For the previous 14 years, I was on the easy side. I was one of many staff members who benefited from having a "will do anything for food" person on the payroll. Often, that junior staff was somehow related to one of our clients. Sons, daughters, friends, neighbors - you name it, if one of our important clients had a kid that couldn't find work anywhere else, they were guaranteed a job at our company. What that kid did all summer at our office was of no concern to me. When I needed their help, I just asked for it. What they did with the rest of their day, or their week, or their summer...who cares?

Well, that all changed after I changed departments. I didn't realize it at the time, but I was heir to the summer staff...situation.

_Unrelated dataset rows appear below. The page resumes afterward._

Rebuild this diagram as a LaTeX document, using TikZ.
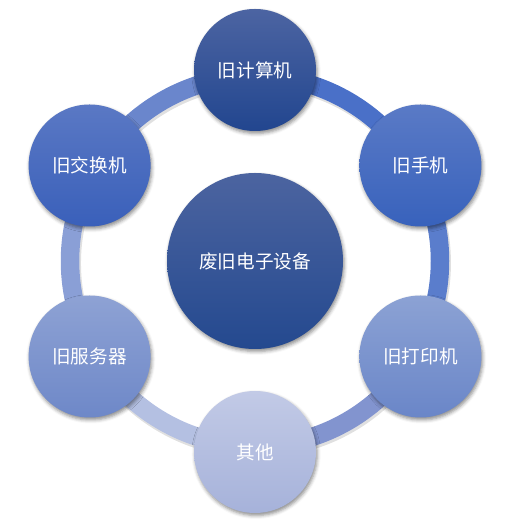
\documentclass[tikz,border=0pt]{standalone}
\usepackage{fontspec}
\newfontfamily\cjk{Noto Sans CJK SC}
\usetikzlibrary{shadows.blur}
\definecolor{ringA}{HTML}{4A70C8}
\definecolor{ringB}{HTML}{5A7DCC}
\definecolor{ringC}{HTML}{8294CF}
\definecolor{ringD}{HTML}{B4C0E2}
\definecolor{ringE}{HTML}{8A9FD6}
\definecolor{ringF}{HTML}{6A86CC}
\definecolor{hubT}{HTML}{4C64A0}
\definecolor{hubB}{HTML}{24498F}
\definecolor{pcT}{HTML}{4C64A2}
\definecolor{pcB}{HTML}{22468F}
\definecolor{phT}{HTML}{5A7AC6}
\definecolor{phB}{HTML}{3862BC}
\definecolor{prT}{HTML}{8CA2D4}
\definecolor{prB}{HTML}{6A86C8}
\definecolor{otT}{HTML}{C2CAE6}
\definecolor{otB}{HTML}{A6B2DA}
\definecolor{svT}{HTML}{8EA2D4}
\definecolor{svB}{HTML}{6E88C8}
\definecolor{swT}{HTML}{5A78C4}
\definecolor{swB}{HTML}{3A60BA}
\begin{document}
\begin{tikzpicture}[x=1pt,y=1pt,
  bubble/.style={circle, inner sep=0pt, minimum size=122pt, text=white,
    font=\cjk\fontsize{18.6}{20}\selectfont,
    blur shadow={shadow xshift=1.2pt, shadow yshift=-2.5pt, shadow blur radius=3.5pt, shadow opacity=45}},
  hub/.style={bubble, minimum size=176pt},
  ringseg/.style={line width=18.5pt},
  ringshadow/.style={line width=19.5pt, black, opacity=0.12}
]
\useasboundingbox (0,0) rectangle (515,526);
\coordinate (O) at (255,265);
\coordinate (Os) at (256.2,262.8);
% ring shadow
\foreach \a/\b in {90/30,30/-30,-30/-90,-90/-150,210/150,150/90}{
  \draw[ringshadow] ([shift={(\a:185)}]Os) arc[start angle=\a, end angle=\b, radius=185];
}
% ring segments
\foreach \a/\b/\c in {90/30/ringA,30/-30/ringB,-30/-90/ringC,-90/-150/ringD,210/150/ringE,150/90/ringF}{
  \draw[ringseg, \c] ([shift={(\a:185)}]O) arc[start angle=\a, end angle=\b, radius=185];
}
% centre
\node[hub, top color=hubT, bottom color=hubB] (c) at (O) {废旧电子设备};
% satellites
\node[bubble, top color=pcT, bottom color=pcB] (pc) at ([shift={(90:191)}]O) {旧计算机};
\node[bubble, top color=phT, bottom color=phB] (ph) at ([shift={(30:191)}]O) {旧手机};
\node[bubble, top color=prT, bottom color=prB] (pr) at ([shift={(-30:191)}]O) {旧打印机};
\node[bubble, top color=otT, bottom color=otB] (ot) at ([shift={(-90:191)}]O) {其他};
\node[bubble, top color=svT, bottom color=svB] (sv) at ([shift={(210:191)}]O) {旧服务器};
\node[bubble, top color=swT, bottom color=swB] (sw) at ([shift={(150:191)}]O) {旧交换机};
\end{tikzpicture}
\end{document}
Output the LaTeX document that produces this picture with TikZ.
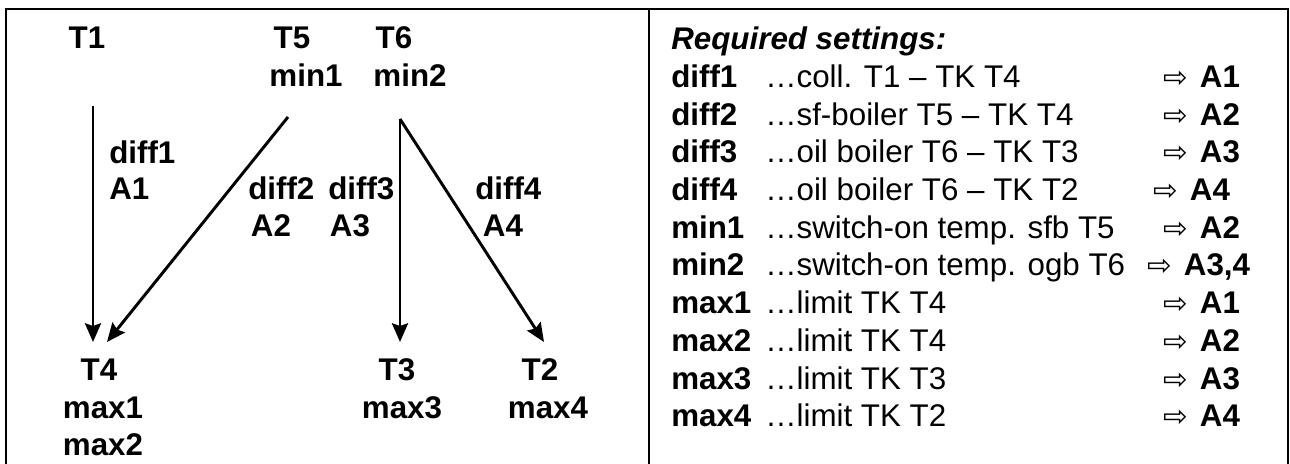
\documentclass[tikz,border=0pt]{standalone}
\usepackage{fontspec}
\setmainfont{Liberation Sans}
\newfontfamily\symfont{DejaVu Sans}
\usetikzlibrary{arrows.meta}
\newcommand{\rarr}{{\symfont\fontsize{22}{22}\selectfont ⇨}}
\newcommand{\res}[1]{\makebox[27.5pt][l]{\rarr}\textbf{#1}}
\begin{document}
\begin{tikzpicture}[x=0.75pt,y=-0.75pt,
  every node/.style={inner sep=0pt, font=\fontsize{23.5}{28}\selectfont},
  lb/.style={anchor=base, font=\fontsize{23.5}{28}\selectfont\bfseries},
  lbw/.style={anchor=base west, font=\fontsize{23.5}{28}\selectfont\bfseries},
  dsc/.style={anchor=base west},
  rs/.style={anchor=base west},
  conn/.style={line width=2.2pt, -{Stealth[length=14pt,width=12pt,inset=2pt]}},
  frame/.style={line width=1.6pt}]
\useasboundingbox (0,0) rectangle (1290,464);
\draw[frame] (6,464) -- (6,9) -- (1288,9) -- (1288,464);
\draw[frame] (649,9) -- (649,464);
% left panel
\node[lb] (T1) at (87,48) {T1};
\node[lb] (T5) at (292,48) {T5};
\node[lb] (T6) at (394,48) {T6};
\node[lb] (min1) at (306,86) {min1};
\node[lb] (min2) at (410,86) {min2};
\node[lbw] (diff1) at (109,163) {diff1};
\node[lbw] (A1) at (109,199) {A1};
\node[lbw] (diff2) at (248,199) {diff2};
\node[lbw] (diff3) at (328,199) {diff3};
\node[lbw] (diff4) at (475,199) {diff4};
\node[lb] (A2) at (271,236) {A2};
\node[lb] (A3) at (350,236) {A3};
\node[lb] (A4) at (503,236) {A4};
\node[lb] (T4) at (99,380) {T4};
\node[lb] (max1) at (103,418) {max1};
\node[lb] (max2) at (103,455) {max2};
\node[lb] (T3) at (397,380) {T3};
\node[lb] (max3) at (402,418) {max3};
\node[lb] (T2) at (540,380) {T2};
\node[lb] (max4) at (548,418) {max4};
\coordinate (s1) at (93,106);
\coordinate (e1) at (93,342);
\coordinate (s2) at (288,117);
\coordinate (e2) at (107,342);
\coordinate (s3) at (400,119);
\coordinate (e3) at (400,342);
\coordinate (e4) at (544,342);
\draw[conn] (s1) -- (e1);
\draw[conn] (s2) -- (e2);
\draw[conn] (s3) -- (e3);
\draw[conn] (s3) -- (e4);
% right panel
\node[anchor=base west, font=\fontsize{23.5}{28}\selectfont\bfseries\itshape] (head) at (671,49) {Required settings:};
\node[lbw] (k1) at (671,87.3) {diff1};
\node[lbw] (k2) at (671,125) {diff2};
\node[lbw] (k3) at (671,162.7) {diff3};
\node[lbw] (k4) at (671,200.4) {diff4};
\node[lbw] (k5) at (671,238) {min1};
\node[lbw] (k6) at (671,275.8) {min2};
\node[lbw] (k7) at (671,313.5) {max1};
\node[lbw] (k8) at (671,351.2) {max2};
\node[lbw] (k9) at (671,389) {max3};
\node[lbw] (k10) at (671,426.7) {max4};
\node[dsc] (d1) at (765,87.3) {…coll. T1 – TK T4};
\node[dsc] (d2) at (765,125) {…sf-boiler T5 – TK T4};
\node[dsc] (d3) at (765,162.7) {…oil boiler T6 – TK T3};
\node[dsc] (d4) at (765,200.4) {…oil boiler T6 – TK T2};
\node[dsc] (d5) at (765,238) {…switch-on temp. sfb T5};
\node[dsc] (d6) at (765,275.8) {…switch-on temp. ogb T6};
\node[dsc] (d7) at (765,313.5) {…limit TK T4};
\node[dsc] (d8) at (765,351.2) {…limit TK T4};
\node[dsc] (d9) at (765,389) {…limit TK T3};
\node[dsc] (d10) at (765,426.7) {…limit TK T2};
\node[rs] (r1) at (1163,87.3) {\res{A1}};
\node[rs] (r2) at (1163,125) {\res{A2}};
\node[rs] (r3) at (1163,162.7) {\res{A3}};
\node[rs] (r4) at (1153,200.4) {\res{A4}};
\node[rs] (r5) at (1163,238) {\res{A2}};
\node[rs] (r6) at (1147,275.8) {\res{A3,4}};
\node[rs] (r7) at (1163,313.5) {\res{A1}};
\node[rs] (r8) at (1163,351.2) {\res{A2}};
\node[rs] (r9) at (1163,389) {\res{A3}};
\node[rs] (r10) at (1163,426.7) {\res{A4}};
\end{tikzpicture}
\end{document}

The first summer, I had no idea what to expect. I didn't know who the summer help would be, their age, their skills, their interests. In fact, let's stop right there. I didn't know if that kid actually wanted a job and couldn't find one, or if the parent was forcing them into working through their summer vacation. Nor did I know what had been promised to this kid in order to entice them to actually show up to work. Turns out they were promised ALOT. And it was not alot of moving boxes and organizing storage closets and updating archives and running errands, which is really what they were capable of doing; as long as it was under close supervision. Actually, one of them was too young to drive so ixnay on having him run errands.

The second summer, I tried to get a little more prepared. I thought it would be a good idea to ask the bosses in the Spring if they planned on having any kids work for us that summer. That way, I told them, I could start planning ahead on what type of work to get ready for them. "Oh no," they said, "we don't even have enough work to keep our full-time staff busy. Why would you even think of hiring more people in the summer?" Well excuse me. Forgive me for trying to plan ahead.

15 years working with them and I still accepted what they said as truth. In the following weeks, as I started to receive emails from high school and college students, I responded to each in about the same way. "Sorry, we're not hiring any summer help this year. Try such and such a firm. Maybe they are hiring." I felt terrible. I wasn't convinced that we were not hiring, I only knew that the bosses didn't know if they were hiring.